-- begin Stored data --

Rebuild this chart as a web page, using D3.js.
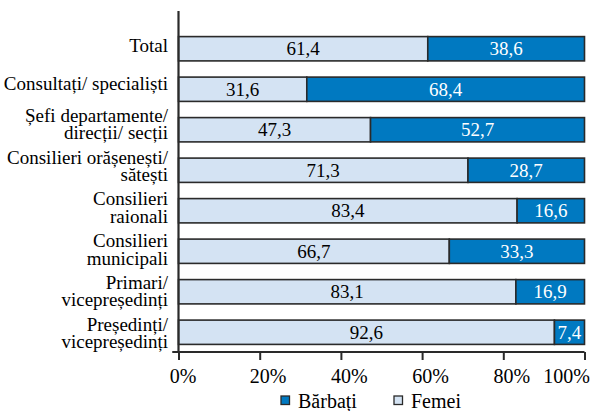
<!DOCTYPE html>
<html><head><meta charset="utf-8">
<script src="https://cdn.jsdelivr.net/npm/d3@7"></script>
</head><body style="margin:0">
<svg id="c" width="592" height="411" style="display:block"></svg>
<script>
const categories = [
  ["Total"],
  ["Consultați/ specialiști"],
  ["Șefi departamente/", "direcții/ secții"],
  ["Consilieri orășenești/", "sătești"],
  ["Consilieri", "raionali"],
  ["Consilieri", "municipali"],
  ["Primari/", "vicepreședinți"],
  ["Președinți/", "vicepreședinți"]
];
const femei   = [61.4, 31.6, 47.3, 71.3, 83.4, 66.7, 83.1, 92.6];
const barbati = [38.6, 68.4, 52.7, 28.7, 16.6, 33.3, 16.9, 7.4];
const xTicks  = [0, 20, 40, 60, 80, 100];
const seriesNames = ["Bărbați", "Femei"];

const FONT = '"Liberation Serif", serif';
const svg = d3.select("#c");
const colBlue = "#0079c1", colLight = "#d4e3f3", colLine = "#2a2a2a";

const x = d3.scaleLinear().domain([0, 100]).range([178.5, 584.5]);
const y = d3.scaleBand().domain(d3.range(categories.length)).range([28.5, 352.5]).paddingInner(0.4).paddingOuter(0.2);

const g = svg.append("g");
const rows = g.selectAll("g.row").data(categories.map((c, i) => i)).join("g");

rows.append("rect")
  .attr("x", d => x(0)).attr("y", d => y(d))
  .attr("width", d => x(femei[d]) - x(0)).attr("height", y.bandwidth())
  .attr("fill", colLight).attr("stroke", colLine).attr("stroke-width", 1.6);
rows.append("rect")
  .attr("x", d => x(femei[d])).attr("y", d => y(d))
  .attr("width", d => x(femei[d] + barbati[d]) - x(femei[d])).attr("height", y.bandwidth())
  .attr("fill", colBlue).attr("stroke", colLine).attr("stroke-width", 1.6);

const fmt = v => v.toFixed(1).replace(".", ",");
rows.append("text")
  .attr("x", d => (x(0) + x(femei[d])) / 2).attr("y", d => y(d) + y.bandwidth() / 2 + 6.5)
  .attr("text-anchor", "middle").style("font-family", FONT).style("font-size", "19px")
  .text(d => fmt(femei[d]));
rows.append("text")
  .attr("x", d => (x(femei[d]) + x(100)) / 2).attr("y", d => y(d) + y.bandwidth() / 2 + 6.5)
  .attr("text-anchor", "middle").style("font-family", FONT).style("font-size", "19px").style("fill", "#fff")
  .text(d => fmt(barbati[d]));

// category labels; size fitted so the widest line spans the left margin like the reference
const probe = svg.append("text").style("font-family", FONT).style("font-size", "18px").text("Consultați/ specialiști");
const w18 = probe.node().getComputedTextLength();
probe.remove();
const labelSize = Math.max(16, Math.min(19, Math.round(18 * 160 / w18)));

rows.each(function(d) {
  const lines = categories[d];
  const cy = y(d) + y.bandwidth() / 2;
  const lh = 17.5;
  const first = lines.length === 1 ? cy + (d === 0 ? 3 : 1) : cy - 8 + 1.3 * (d - 2);
  const t = d3.select(this).append("text")
    .attr("text-anchor", "end").style("font-family", FONT).style("font-size", labelSize + "px");
  lines.forEach((ln, k) => {
    t.append("tspan").attr("x", 168).attr("y", first + k * lh).text(ln);
  });
});

const xAxis = d3.axisBottom(x).tickValues(xTicks).tickFormat(d => d + "%").tickSize(8).tickPadding(5);
const ax = svg.append("g").attr("transform", "translate(0,352)").call(xAxis);
ax.attr("font-family", null).attr("font-size", null);
ax.select(".domain").attr("stroke", colLine).attr("stroke-width", 2.2).attr("d", `M${x(0)-6},0H${x(100)}`);
ax.selectAll(".tick line").attr("stroke", colLine).attr("stroke-width", 2);
ax.selectAll(".tick text").attr("fill", "#000")
  .style("font-family", FONT).style("font-size", "20px")
  .attr("dy", "1em").attr("y", 11)
  .attr("text-anchor", d => d === 100 ? "end" : "middle")
  .attr("dx", d => d === 100 ? 5 : (d === 0 ? 4 : 8));

svg.append("line").attr("x1", x(0)).attr("x2", x(0)).attr("y1", 11).attr("y2", 353)
  .attr("stroke", colLine).attr("stroke-width", 2.2);
svg.append("line").attr("x1", x(0) - 6).attr("x2", x(0)).attr("y1", 352).attr("y2", 352)
  .attr("stroke", colLine).attr("stroke-width", 2);

const legend = svg.append("g");
const legItems = [{name: seriesNames[0], c: colBlue, x: 281}, {name: seriesNames[1], c: colLight, x: 394}];
legItems.forEach(it => {
  legend.append("rect").attr("x", it.x).attr("y", 396).attr("width", 8.5).attr("height", 8.5)
    .attr("fill", it.c).attr("stroke", colLine).attr("stroke-width", 1.3);
  legend.append("text").attr("x", it.x + 17).attr("y", 408)
    .style("font-family", FONT).style("font-size", "20px").text(it.name);
});
</script>
</body></html>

-- end Stored data --

What the exercise asks
Omit the pictures, then quote the rest of the material above exactly.

The response
Rebuild this chart as a web page, using D3.js.
<!DOCTYPE html>
<html><head><meta charset="utf-8">
<script src="https://cdn.jsdelivr.net/npm/d3@7"></script>
</head><body style="margin:0">
<svg id="c" width="592" height="411" style="display:block"></svg>
<script>
const categories = [
  ["Total"],
  ["Consultați/ specialiști"],
  ["Șefi departamente/", "direcții/ secții"],
  ["Consilieri orășenești/", "sătești"],
  ["Consilieri", "raionali"],
  ["Consilieri", "municipali"],
  ["Primari/", "vicepreședinți"],
  ["Președinți/", "vicepreședinți"]
];
const femei   = [61.4, 31.6, 47.3, 71.3, 83.4, 66.7, 83.1, 92.6];
const barbati = [38.6, 68.4, 52.7, 28.7, 16.6, 33.3, 16.9, 7.4];
const xTicks  = [0, 20, 40, 60, 80, 100];
const seriesNames = ["Bărbați", "Femei"];

const FONT = '"Liberation Serif", serif';
const svg = d3.select("#c");
const colBlue = "#0079c1", colLight = "#d4e3f3", colLine = "#2a2a2a";

const x = d3.scaleLinear().domain([0, 100]).range([178.5, 584.5]);
const y = d3.scaleBand().domain(d3.range(categories.length)).range([28.5, 352.5]).paddingInner(0.4).paddingOuter(0.2);

const g = svg.append("g");
const rows = g.selectAll("g.row").data(categories.map((c, i) => i)).join("g");

rows.append("rect")
  .attr("x", d => x(0)).attr("y", d => y(d))
  .attr("width", d => x(femei[d]) - x(0)).attr("height", y.bandwidth())
  .attr("fill", colLight).attr("stroke", colLine).attr("stroke-width", 1.6);
rows.append("rect")
  .attr("x", d => x(femei[d])).attr("y", d => y(d))
  .attr("width", d => x(femei[d] + barbati[d]) - x(femei[d])).attr("height", y.bandwidth())
  .attr("fill", colBlue).attr("stroke", colLine).attr("stroke-width", 1.6);

const fmt = v => v.toFixed(1).replace(".", ",");
rows.append("text")
  .attr("x", d => (x(0) + x(femei[d])) / 2).attr("y", d => y(d) + y.bandwidth() / 2 + 6.5)
  .attr("text-anchor", "middle").style("font-family", FONT).style("font-size", "19px")
  .text(d => fmt(femei[d]));
rows.append("text")
  .attr("x", d => (x(femei[d]) + x(100)) / 2).attr("y", d => y(d) + y.bandwidth() / 2 + 6.5)
  .attr("text-anchor", "middle").style("font-family", FONT).style("font-size", "19px").style("fill", "#fff")
  .text(d => fmt(barbati[d]));

// category labels; size fitted so the widest line spans the left margin like the reference
const probe = svg.append("text").style("font-family", FONT).style("font-size", "18px").text("Consultați/ specialiști");
const w18 = probe.node().getComputedTextLength();
probe.remove();
const labelSize = Math.max(16, Math.min(19, Math.round(18 * 160 / w18)));

rows.each(function(d) {
  const lines = categories[d];
  const cy = y(d) + y.bandwidth() / 2;
  const lh = 17.5;
  const first = lines.length === 1 ? cy + (d === 0 ? 3 : 1) : cy - 8 + 1.3 * (d - 2);
  const t = d3.select(this).append("text")
    .attr("text-anchor", "end").style("font-family", FONT).style("font-size", labelSize + "px");
  lines.forEach((ln, k) => {
    t.append("tspan").attr("x", 168).attr("y", first + k * lh).text(ln);
  });
});

const xAxis = d3.axisBottom(x).tickValues(xTicks).tickFormat(d => d + "%").tickSize(8).tickPadding(5);
const ax = svg.append("g").attr("transform", "translate(0,352)").call(xAxis);
ax.attr("font-family", null).attr("font-size", null);
ax.select(".domain").attr("stroke", colLine).attr("stroke-width", 2.2).attr("d", `M${x(0)-6},0H${x(100)}`);
ax.selectAll(".tick line").attr("stroke", colLine).attr("stroke-width", 2);
ax.selectAll(".tick text").attr("fill", "#000")
  .style("font-family", FONT).style("font-size", "20px")
  .attr("dy", "1em").attr("y", 11)
  .attr("text-anchor", d => d === 100 ? "end" : "middle")
  .attr("dx", d => d === 100 ? 5 : (d === 0 ? 4 : 8));

svg.append("line").attr("x1", x(0)).attr("x2", x(0)).attr("y1", 11).attr("y2", 353)
  .attr("stroke", colLine).attr("stroke-width", 2.2);
svg.append("line").attr("x1", x(0) - 6).attr("x2", x(0)).attr("y1", 352).attr("y2", 352)
  .attr("stroke", colLine).attr("stroke-width", 2);

const legend = svg.append("g");
const legItems = [{name: seriesNames[0], c: colBlue, x: 281}, {name: seriesNames[1], c: colLight, x: 394}];
legItems.forEach(it => {
  legend.append("rect").attr("x", it.x).attr("y", 396).attr("width", 8.5).attr("height", 8.5)
    .attr("fill", it.c).attr("stroke", colLine).attr("stroke-width", 1.3);
  legend.append("text").attr("x", it.x + 17).attr("y", 408)
    .style("font-family", FONT).style("font-size", "20px").text(it.name);
});
</script>
</body></html>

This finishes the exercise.